Серьезные травмы лица – первое, что я увидел на северо-востоке Глазго, не успев даже толком познакомиться с городом.
Это показалось мне по меньшей мере жестоким, особенно с учетом того, что в подобных случаях, когда пациент все еще находится в состоянии опьянения, сложно понять, являются ли нарушенные когнитивные способности следствием употребления спиртного или травмы головы. По этой причине за ними следует присматривать, пока не будешь полностью уверен. Но поскольку я был лишь интерном, а он ординатором, я сделал, как мне велели, и отправил пациента домой.
Разумеется, ординатор вполне мог оказаться прав, и порой лучше не вмешиваться в естественный ход событий. Один из старших врачей неотложной медицинской помощи в Ньюкасле сетовал, что пациенты в отделении интенсивной терапии часто страдали от «чрезмерного внимания». Он имел в виду, что их проблемы порой разрешались сами собой, когда их предоставляли самим себе, в то время как толку от некоторых действий врачей иногда не было никакого. В этих словах есть определенная мудрость.
Больница в Ньюкасле была далеко не самой передовой для того времени, однако здесь у меня было достаточно практики с пациентами и их травмами лица, чтобы окончательно решить, что я хочу заниматься именно челюстно-лицевой хирургией.
Меня взяли в медицинскую школу в Глазго, и в первый день я пришел на практическое занятие по анатомии, где был в свои двадцать пять окружен восемнадцати– и девятнадцатилетними мальчиками, только что закончившими школу. Впервые оказавшись вдали от дома и наслаждаясь своей свободой, как это обычно бывает на первом и втором курсах, некоторые из моих однокурсников могли сказать: «Сегодня вторник, давайте нажремся», на что я отвечал: «Знаешь что, а давай не будем. Давай сначала разберемся с учебой, а потом уже обсудим твое предложение».

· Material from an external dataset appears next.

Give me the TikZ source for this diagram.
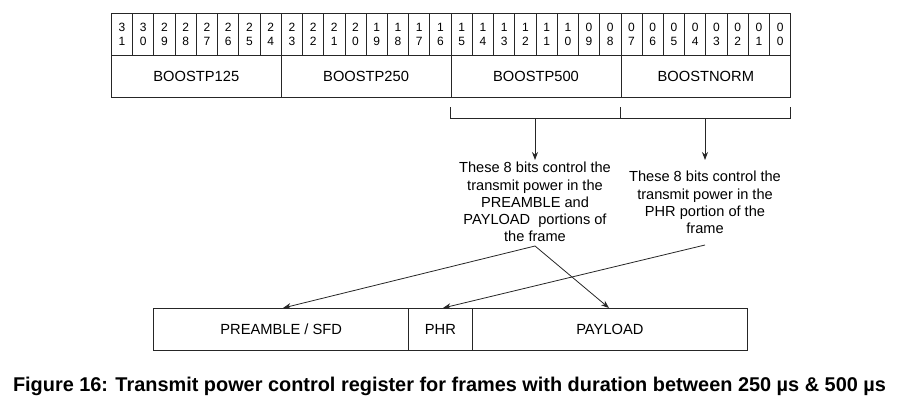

Впервые я присутствовал на операции в 1987 году, во время рождественских праздников, когда учился на втором курсе стоматологической школы. Дело было в Королевской больнице Александры в Пейсли, где отец моей тогдашней девушки работал старшим хирургом в отделении травмы кисти, и, зная о моем желании стать хирургом, позволил мне понаблюдать за операцией. Пациент, мужчина по имени Арчи, находясь в состоянии сильного алкогольного опьянения, разбил кулаком окно. Стекло не рассыпалось на мелкие части, освободив проем, как это бывает в фильмах, а разбилось на острые фрагменты, многие из которых остались в раме. Когда он стал вытаскивать руку из образовавшейся дыры в стекле, она зацепилась за один из осколков, который разрезал сухожилие разгибателя с тыльной стороны ладони, парализовав его пальцы.

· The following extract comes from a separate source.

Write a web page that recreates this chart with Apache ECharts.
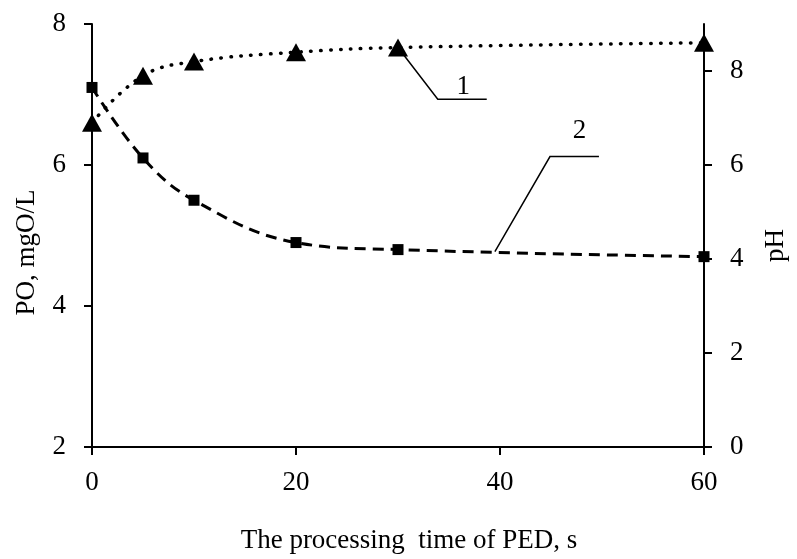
<!DOCTYPE html>
<html>
<head>
<meta charset="utf-8">
<script src="https://cdn.jsdelivr.net/npm/echarts@6/dist/echarts.min.js"></script>
<style>
html,body{margin:0;padding:0;background:#fff;}
#c{width:797px;height:559px;}
</style>
</head>
<body>
<div id="c"></div>
<script>
// Data
var time = [0, 5, 10, 20, 30, 60];
var pH = [6.9, 7.9, 8.2, 8.4, 8.5, 8.6];       // curve 1, right axis
var po = [7.1, 6.1, 5.5, 4.9, 4.8, 4.7];       // curve 2, left axis
var rightTicks = [0, 2, 4, 6, 8];
// annotation leaders (data units)
var leader1 = [[30, 8.5], [33.9, 7.4], [38.7, 7.4]];
var label1 = [36.4, 7.66];
var leader2 = [[39.5, 4.77], [44.9, 6.12], [49.7, 6.12]];
var label2 = [47.8, 6.48];

var FONT = 'Liberation Serif';
var FS = 27;
var chart = echarts.init(document.getElementById('c'));

function pairs(xs, ys) { return xs.map(function (x, i) { return [x, ys[i]]; }); }

var axisLine = { show: true, lineStyle: { color: '#000', width: 2 } };
var axisTick = { show: true, length: 8, lineStyle: { color: '#000', width: 2 } };
var labelStyle = { color: '#000', fontFamily: FONT, fontSize: FS };
var nameStyle = { color: '#000', fontFamily: FONT, fontSize: FS };

chart.setOption({
  animation: false,
  backgroundColor: '#fff',
  grid: { left: 92, right: 86, top: 24, bottom: 104 },
  xAxis: {
    type: 'value', min: 0, max: 60, interval: 20,
    name: 'The processing  time of PED, s', nameLocation: 'middle', nameGap: 80,
    axisLine: axisLine, axisTick: axisTick, splitLine: { show: false },
    axisLabel: Object.assign({}, labelStyle, { margin: 22 }),
    nameTextStyle: Object.assign({}, nameStyle, { padding: [0, 0, 0, 22] })
  },
  yAxis: [
    {
      type: 'value', min: 2, max: 8, interval: 2, position: 'left',
      name: 'PO, mgO/L', nameLocation: 'middle', nameGap: 52, nameRotate: 90,
      axisLine: axisLine, axisTick: axisTick, splitLine: { show: false },
      axisLabel: Object.assign({}, labelStyle, { margin: 26 }),
      nameTextStyle: Object.assign({}, nameStyle, { padding: [0, 34, 0, 0] })
    },
    {
      type: 'value', min: 0, max: 9, interval: 2, position: 'right',
      name: 'pH', nameLocation: 'middle', nameGap: 58, nameRotate: 90,
      axisLine: axisLine,
      axisTick: Object.assign({}, axisTick, { customValues: rightTicks }),
      splitLine: { show: false },
      axisLabel: Object.assign({}, labelStyle, { margin: 26, customValues: rightTicks }),
      nameTextStyle: Object.assign({}, nameStyle, { padding: [0, 20, 0, 0] })
    }
  ],
  series: [
    {
      name: '1', type: 'line', yAxisIndex: 1, data: pairs(time, pH),
      smooth: 0.4, clip: false,
      symbol: 'triangle', symbolSize: [20, 18],
      itemStyle: { color: '#000' },
      lineStyle: { color: '#000', width: 3.5, type: [0.5, 9.5], cap: 'round' },
      z: 3
    },
    {
      name: '2', type: 'line', yAxisIndex: 0, data: pairs(time, po),
      smooth: 0.4, clip: false,
      symbol: 'rect', symbolSize: 11,
      itemStyle: { color: '#000' },
      lineStyle: { color: '#000', width: 3, type: [11, 7] },
      z: 2
    }
  ]
});

function px(seriesIndex, pt) { return chart.convertToPixel({ seriesIndex: seriesIndex }, pt); }
var leaderStyle = { stroke: '#000', lineWidth: 1.5, fill: null };
var l1 = leader1.map(function (p) { return px(0, p); });
var l2 = leader2.map(function (p) { return px(1, p); });
var t1 = px(0, label1), t2 = px(1, label2);
var labelFont = FS + 'px "Liberation Serif"';
chart.setOption({
  graphic: [
    { type: 'polyline', shape: { points: l1 }, style: leaderStyle, z: 10 },
    { type: 'polyline', shape: { points: l2 }, style: leaderStyle, z: 10 },
    { type: 'text', x: t1[0], y: t1[1], style: { text: '1', fill: '#000', font: labelFont, align: 'center', verticalAlign: 'middle' }, z: 10 },
    { type: 'text', x: t2[0], y: t2[1], style: { text: '2', fill: '#000', font: labelFont, align: 'center', verticalAlign: 'middle' }, z: 10 }
  ]
});
</script>
</body>
</html>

Студентов в рамках экскурсии по больнице как-то утром водили по опустевшим операционным, однако тогда я впервые оказался в операционной во время операции. Странно и одновременно забавно, что происходящее было мне до боли знакомым, так как, подобно всем остальным, я уже неоднократно видел это зрелище в телесериалах про врачей. На этот раз, впрочем, все было по-настоящему, и я упивался происходящим вокруг: ослепительное освещение, запах анестетика, писк аппаратуры и пациент, Арчи, лежащий без сознания под хирургическими простынями на операционном столе с огромной окровавленной повязкой на правой руке. Он был колоритным персонажем, на его предплечье красовалась похожая на самодельную татуировка, гласившая «I LOVE BEV», а его красный нос, украшенный лопнувшими венами, явно говорил о том, что эта надпись вряд ли посвящена девушке по имени Беверли, а всего лишь выражает его горячую любовь к выпивке[46]
.Операционная медсестра, разматывавшая покрытую кровавой коркой повязку, обнаружила, что последние несколько сантиметров бинта крепко прилипли к ране, и ей пришлось его хорошенько дернуть. Когда бинт отошел с рвущимся звуком, у Арчи из-за болевого рефлекса выгнуло спину, а рука дернулась вверх. Мозг людей с алкогольной зависимостью – а Арчи явно был из их числа – настолько привыкает к действию депрессорных веществ[47]
, что анестетики влияют на них гораздо менее эффективно, чем на тех, кто пьет мало. Я знал об этом из лекций, однако в реальной жизни видел впервые. Ни анестезиолог, ни хирург словно и не заметили дискомфорта своего пациента, а даже если и заметили, то не стали обращать на это внимания. Хирург лишь присмотрелся к ране и сказал: «Сестра, вам бы лучше здесь немного поскрести».Медсестра взяла миниатюрную стерильную версию жесткой щетки для посуды и принялась тереть ею рану. Арчи снова отреагировал на боль уже знакомым образом, выгнув спину и вздернув вверх руку. Медсестра посмотрела на хирурга взглядом, который словно говорил: «Да ради всего святого!», но тот лишь фыркнул в ответ.